Викарий слегка отвернул от сына лицо. Само имя Примеро было теперь окутано для него сотней ассоциаций, большей частью мучительных.
– Он мог попрощаться с Элис, открыть и закрыть парадную дверь, не выходя наружу, а потом скользнуть, например, в столовую – никто не пользовался этой комнатой, огня там не зажигали. А потом Элис ушла в церковь, и… – Молодой человек замешкался, ища подходящее слово, чтобы не ранить Тесс. – И когда уголь был принесен, он вышел, надел плащ, который висел на крючке у черного хода, и… сделал то, что сделал.
– Это всего лишь теория, Чарльз, – сказал Кершо, – но она не противоречит фактам.
– Не знаю… – начал Арчери-старший.
– Послушай, отец, ты что, не хочешь, чтобы отца Тесс оправдали?
«Нет, – подумал пастор, – если обвинение падет на мужа Имоджен, то не хочу. Ни за что. Возможно, я уже и так причинил ей боль, на большее я не согласен».
– Ты, кажется, что-то говорил о мотиве, – сказал он тусклым голосом.
И тут в разговор вмешалась сама Тереза.
– О, мотив великолепный, самый настоящий! – воскликнула девушка.
Генри понимал, о чем она. Десять тысяч фунтов – весомый, зрелый мотив, истинное искушение, тогда как двести фунтов… Ее глаза вспыхнули, но тут же погасли. Отчего – от мысли о том, что зря повесить человека ничем не лучше, чем убить старуху из-за сумки с банкнотами? И теперь эта мысль будет преследовать ее всю жизнь? Выходит, как бы ни обернулось дело, она все равно окажется пострадавшей?

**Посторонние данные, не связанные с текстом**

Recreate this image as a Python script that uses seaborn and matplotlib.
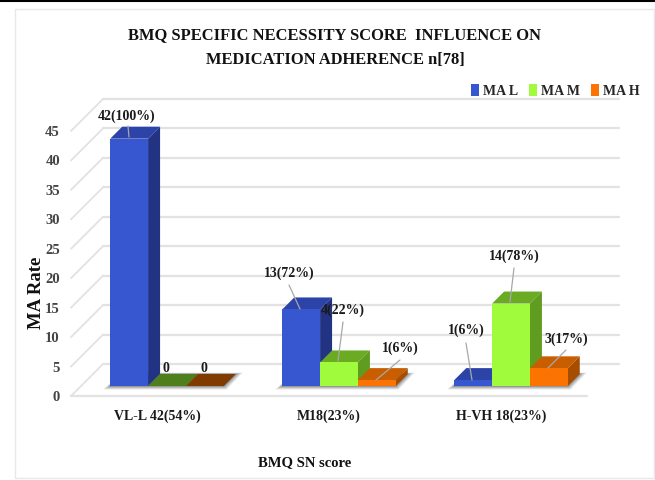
import numpy as np
import pandas as pd
import seaborn as sns
import matplotlib.pyplot as plt
from matplotlib.lines import Line2D
from matplotlib.patches import Polygon, Rectangle

categories = ["VL-L 42(54%)", "M18(23%)", "H-VH 18(23%)"]
series = ["MA L", "MA M", "MA H"]
ma_low = [42, 13, 1]
ma_mid = [0, 4, 14]
ma_high = [0, 1, 3]
y_ticks = [0, 5, 10, 15, 20, 25, 30, 35, 40, 45]
low_labels = ["42(100%)", "13(72%)", "1(6%)"]
mid_labels = ["0", "4(22%)", "14(78%)"]
high_labels = ["0", "1(6%)", "3(17%)"]

FRONT = {"MA L": "#3757d0", "MA M": "#9ffb3c", "MA H": "#fb7300"}
SIDE = {"MA L": "#233384", "MA M": "#5f9c1f", "MA H": "#a64d00"}
TOP = {"MA L": "#2c44a8", "MA M": "#6bab24", "MA H": "#c85e00"}
FLAT = {"MA L": "#2c44a8", "MA M": "#4f7f1c", "MA H": "#803b00"}

W, H = 655, 480
X0, X1, Y0, Y45 = 71, 587, 396, 131


def px(x, y):
    # reference pixels to figure coordinates
    return x / W, 1 - y / H


sns.set_theme(style="white")
plt.rcParams["font.family"] = ["Liberation Serif", "DejaVu Serif"]
plt.rcParams["font.weight"] = "bold"

df = pd.DataFrame({
    "score": categories * 3,
    "ma": np.repeat(series, 3),
    "rate": ma_low + ma_mid + ma_high,
})

fig = plt.figure(figsize=(W / 100, H / 100), dpi=100)
ax = fig.add_axes([X0 / W, 1 - Y0 / H, (X1 - X0) / W, (Y0 - Y45) / H])
sns.barplot(data=df, x="score", y="rate", hue="ma", hue_order=series, order=categories,
            palette=FRONT, width=0.66, gap=0, saturation=1, legend=True, linewidth=0, ax=ax)
ax.set_xlim(-0.5, 2.5)
ax.set_ylim(0, 45)
ax.set_yticks(y_ticks)
sns.despine(ax=ax, left=True, bottom=True)

# sizes of the fake 3D effect in data units
unit_x = 3 / (X1 - X0)
unit_y = 45 / (Y0 - Y45)
wall_x, wall_y = 32 * unit_x, 32 * unit_y
depth_x, depth_y = 12 * unit_x, 12 * unit_y
shift_x, shift_y = 10 * unit_x, 10 * unit_y

# walls and floor
grid = "#e2e2e2"
for t in y_ticks:
    ax.add_line(Line2D([-0.5, -0.5 + wall_x], [t, t + wall_y], color=grid, lw=1.3, clip_on=False, zorder=0))
    ax.add_line(Line2D([-0.5 + wall_x, 2.5 + wall_x], [t + wall_y, t + wall_y], color=grid, lw=1.6, clip_on=False, zorder=0))
ax.add_line(Line2D([-0.5, 2.5], [0, 0], color=grid, lw=1.6, clip_on=False, zorder=0))

# shadow under every group
for i in range(len(categories)):
    left = i - 0.33 + shift_x
    right = i + 0.33 + shift_x
    for grow, alpha in [(7, 0.12), (5, 0.16), (3, 0.2), (1, 0.3)]:
        g = grow * unit_x
        gy = grow * unit_y * 0.5
        ax.add_patch(Polygon([[left - g, shift_y - gy], [right + g * 0.4, shift_y - gy],
                              [right + depth_x + g, shift_y + depth_y + gy * 0.4],
                              [left + depth_x, shift_y + depth_y + gy * 0.4]],
                             closed=True, fc="#333333", ec="none", alpha=alpha, zorder=1, clip_on=False))

# move the bars back on the floor and add top and side faces
for order, (name, bars) in enumerate(zip(series, ax.containers)):
    for bar in bars:
        bar.set_x(bar.get_x() + shift_x)
        bar.set_y(bar.get_y() + shift_y)
        bar.set_zorder(3 + order * 2)
        bar.set_clip_on(False)
        x, y, w, h = bar.get_x(), bar.get_y(), bar.get_width(), bar.get_height()
        z = 2 + order * 2
        top_colour = TOP[name] if h > 0 else FLAT[name]
        ax.add_patch(Polygon([[x, y + h], [x + w, y + h], [x + w + depth_x, y + h + depth_y], [x + depth_x, y + h + depth_y]],
                             closed=True, fc=top_colour, ec="none", zorder=z, clip_on=False))
        if h > 0:
            ax.add_patch(Polygon([[x + w, y], [x + w + depth_x, y + depth_y], [x + w + depth_x, y + h + depth_y], [x + w, y + h]],
                                 closed=True, fc=SIDE[name], ec="none", zorder=z, clip_on=False))

ax.tick_params(axis="y", length=0, pad=8, labelsize=10.5, labelcolor="#444444")
ax.tick_params(axis="x", length=0, pad=10, labelsize=10, labelcolor="#1a1a1a")
ax.set_ylabel("MA Rate", fontsize=13.5, fontweight="bold", color="#111111")
ax.yaxis.set_label_coords((45 - X0) / (X1 - X0), (Y0 - 293) / (Y0 - Y45))
ax.set_xlabel("BMQ SN score", fontsize=10.5, fontweight="bold", color="#111111")
ax.xaxis.set_label_coords((305 - X0) / (X1 - X0), -(456 - Y0) / (Y0 - Y45))

# data labels with their leader lines, placed by hand like in the original chart
label_spots = {
    low_labels[0]: (127, 116, [(128, 126), (129, 137)]),
    low_labels[1]: (289, 273, [(289, 285), (300, 309)]),
    mid_labels[1]: (343, 310, [(343, 322), (338, 361)]),
    high_labels[1] + "m": (400, 348, [(400, 360), (376, 380)]),
    low_labels[2] + "h": (466, 330, [(466, 343), (472, 380)]),
    mid_labels[2]: (514, 256, [(514, 268), (510, 302)]),
    high_labels[2]: (566, 339, [(566, 350), (548, 368)]),
}
for key, (tx, ty, leader) in label_spots.items():
    text = key.rstrip("mh")
    fig.text(*px(tx, ty), text, ha="center", va="center", fontsize=10, color="#1a1a1a", zorder=20)
    (xa, ya), (xb, yb) = leader
    fx, fy = zip(px(xa, ya), px(xb, yb))
    fig.add_artist(Line2D(fx, fy, color="#a8a8a8", lw=0.9, transform=fig.transFigure, zorder=19))
for tx, text in [(166, mid_labels[0]), (204, high_labels[0])]:
    fig.text(*px(tx, 368), text, ha="center", va="center", fontsize=10, color="#1a1a1a", zorder=20)

# title and legend
fig.text(*px(335, 48), "BMQ SPECIFIC NECESSITY SCORE  INFLUENCE ON\nMEDICATION ADHERENCE n[78]",
         ha="center", va="center", fontsize=11.9, fontweight="bold", color="#111111", linespacing=1.75)
sns.move_legend(ax, "center", bbox_to_anchor=((555 - X0) / (X1 - X0), (Y0 - 91) / (Y0 - Y45)), ncol=3, frameon=False,
                title=None, fontsize=10, handlelength=0.6, handleheight=0.9, handletextpad=0.25,
                columnspacing=0.8, borderpad=0)

# outer frame of the figure
fig.add_artist(Rectangle(px(15, 478), (W - 16) / W, 469 / H, fill=False, ec="#e8e8e8", lw=1.0, transform=fig.transFigure, zorder=-1))
fig.add_artist(Line2D([0, 1], [1 - 0.5 / H, 1 - 0.5 / H], color="black", lw=1.5, transform=fig.transFigure))

fig.savefig("out.png", dpi=100)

– Примеро работал в конторе адвоката, – взволнованно объяснял между тем Чарльз. – Кому, как не ему, было знать о готовящихся изменениях в законе, ведь он имел доступ к такого рода информации! Миссис Примеро могла ничего не знать, особенно если не читала газет. И вообще, кому они интересны, все эти бесконечные акты, которые то и дело обсуждаются в парламенте? А вот босс Роджера мог узнать о нем от какого-нибудь клиента, дать самому Роджеру задание перепроверить – и пожалуйста! Примеро наверняка сообразил бы, что умри его бабушка без завещания до первого октября пятидесятого года – и все денежки отойдут к нему. А после придется делиться с сестрами, которые оттяпают две трети наследства. Я все проверил. Такой акт действительно существует, он называется «Большой усыновительный акт» и практически уравнивает приемных детей в правах с родными. Конечно, Примеро все о нем знал.
– И что вы собираетесь делать? – спросил священник.

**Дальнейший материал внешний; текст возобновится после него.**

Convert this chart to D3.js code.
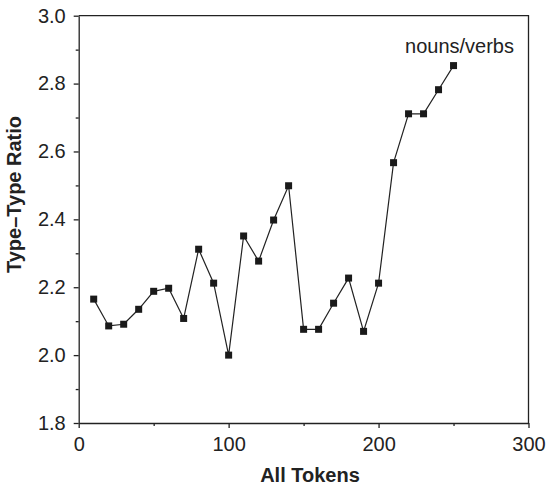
<!DOCTYPE html>
<html>
<head>
<meta charset="utf-8">
<script src="https://cdn.jsdelivr.net/npm/d3@7"></script>
<style>
  html, body { margin: 0; padding: 0; background: #fff; }
  svg { display: block; }
  text { font-family: "Liberation Sans", Arial, Helvetica, sans-serif; fill: #222; }
</style>
</head>
<body>
<svg id="chart" width="546" height="484"></svg>
<script>
// Token counts (x) and type–type ratio (y) for the nouns/verbs series
const tokens = [10, 20, 30, 40, 50, 60, 70, 80, 90, 100, 110, 120, 130, 140, 150,
                160, 170, 180, 190, 200, 210, 220, 230, 240, 250];
const ratios = [2.165, 2.086, 2.091, 2.135, 2.188, 2.197, 2.108, 2.312, 2.212, 2.000,
                2.351, 2.277, 2.398, 2.499, 2.076, 2.076, 2.153, 2.227, 2.070, 2.212,
                2.567, 2.711, 2.711, 2.782, 2.853];
const seriesLabel = "nouns/verbs";

const xMajorTicks = [0, 100, 200, 300];
const xMinorTicks = [50, 150, 250];
const yMajorTicks = [1.8, 2.0, 2.2, 2.4, 2.6, 2.8, 3.0];
const yMinorTicks = [1.9, 2.1, 2.3, 2.5, 2.7, 2.9];

const xTitle = "All Tokens";
const yTitle = "Type\u2013Type Ratio";

(function draw() {
  const svg = d3.select("#chart");
  const m = { left: 78.7, right: 528.5, top: 15.7, bottom: 423 };
  const ink = "#222";

  const x = d3.scaleLinear().domain([0, 300]).range([m.left, m.right]);
  const y = d3.scaleLinear().domain([1.8, 3.0]).range([m.bottom, m.top]);

  function styleAxis(g) {
    g.select(".domain").attr("stroke", ink).attr("stroke-width", 1.3);
    g.selectAll(".tick line").attr("stroke", ink).attr("stroke-width", 1.3);
    g.selectAll(".tick text")
      .attr("fill", ink)
      .style("font-size", "20px")
      .style("font-family", "'Liberation Sans', Arial, sans-serif");
  }

  // Minor ticks (no labels)
  svg.append("g")
    .attr("transform", `translate(0,${m.bottom})`)
    .call(d3.axisBottom(x).tickValues(xMinorTicks).tickSize(3).tickFormat(""))
    .call(g => g.select(".domain").remove())
    .call(styleAxis);
  svg.append("g")
    .attr("transform", `translate(${m.left},0)`)
    .call(d3.axisLeft(y).tickValues(yMinorTicks).tickSize(3).tickFormat(""))
    .call(g => g.select(".domain").remove())
    .call(styleAxis);

  // Major axes
  svg.append("g")
    .attr("transform", `translate(0,${m.bottom})`)
    .call(d3.axisBottom(x).tickValues(xMajorTicks).tickSize(5).tickSizeOuter(0)
          .tickPadding(9).tickFormat(d3.format("d")))
    .call(styleAxis);
  svg.append("g")
    .attr("transform", `translate(${m.left},0)`)
    .call(d3.axisLeft(y).tickValues(yMajorTicks).tickSize(5).tickSizeOuter(0)
          .tickPadding(8).tickFormat(d3.format(".1f")))
    .call(styleAxis);

  // Frame: top and right edges
  svg.append("path")
    .attr("d", `M${m.left},${m.top}H${m.right}V${m.bottom}`)
    .attr("fill", "none")
    .attr("stroke", ink)
    .attr("stroke-width", 1.3);

  // Series line
  const pts = tokens.map((t, i) => [t, ratios[i]]);
  svg.append("path")
    .datum(pts)
    .attr("fill", "none")
    .attr("stroke", ink)
    .attr("stroke-width", 1.2)
    .attr("d", d3.line().x(d => x(d[0])).y(d => y(d[1])));

  // Square markers
  const s = 7;
  svg.append("g").selectAll("rect")
    .data(pts)
    .join("rect")
    .attr("x", d => x(d[0]) - s / 2)
    .attr("y", d => y(d[1]) - s / 2)
    .attr("width", s)
    .attr("height", s)
    .attr("fill", "#1a1a1a");

  // Series label
  svg.append("text")
    .attr("x", 514)
    .attr("y", 53)
    .attr("text-anchor", "end")
    .style("font-size", "20px")
    .text(seriesLabel);

  // Axis titles
  svg.append("text")
    .attr("x", 310)
    .attr("y", 481.5)
    .attr("text-anchor", "middle")
    .style("font-size", "20px")
    .style("font-weight", "bold")
    .text(xTitle);

  svg.append("text")
    .attr("transform", "translate(21,194.5) rotate(-90)")
    .attr("text-anchor", "middle")
    .style("font-size", "20px")
    .style("font-weight", "bold")
    .text(yTitle);
})();
</script>
</body>
</html>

– Я ходил в полицию, но Вексфорд будет на месте не раньше двух часов в понедельник. Уехал на выходные. Готов биться об заклад, полиция тогда даже не проверяла алиби Примеро. Больше того, зная их, я просто уверен, что они и думать забыли искать других возможных преступников, как только наложили лапы на Пейнтера. – Арчери-младший посмотрел на Тесс и взял ее за руку. – Можете сколько угодно утверждать, что мы живем в якобы «свободной стране», – продолжил он с жаром, – но и вы, и я прекрасно знаем, что на уровне подсознательного понятия «рабочий класс» и «преступный элемент» у нас до сих пор воспринимаются как синонимы. В самом деле, зачем бегать, проверять алиби клерка адвокатской конторы, молодого человека из хорошей семьи, со связями, когда подозрение уже пало на шофера?
Генри пожал плечами. Он по опыту знал, что если сын оседлал своего любимого конька – тему социальной справедливости, – то спорить с ним бесполезно.
– Спасибо за теплый прием, – съязвил между тем Чарльз. – По какому поводу похоронный вид, позволь поинтересоваться?
Пастор не знал, как ответить на его вопрос. Облако печали окутало его со всех сторон, и чтобы хоть как-то объяснить свое состояние, он выбрал из сонма раздирающих его болей наиболее простую и понятную.
– Я думаю о детях, – сказал Генри, – о четырех маленьких девочках, ставших жертвами этого преступления. – Он улыбнулся Терезе. – В первую очередь о Тесс, – продолжал он, – затем о двух сестрах, которых ты видел, – и об Элизабет Криллинг.
Он не упомянул имени взрослой женщины, которая пострадает сильнее всех, если окажется, что Чарльз не ошибся в своих подозрениях.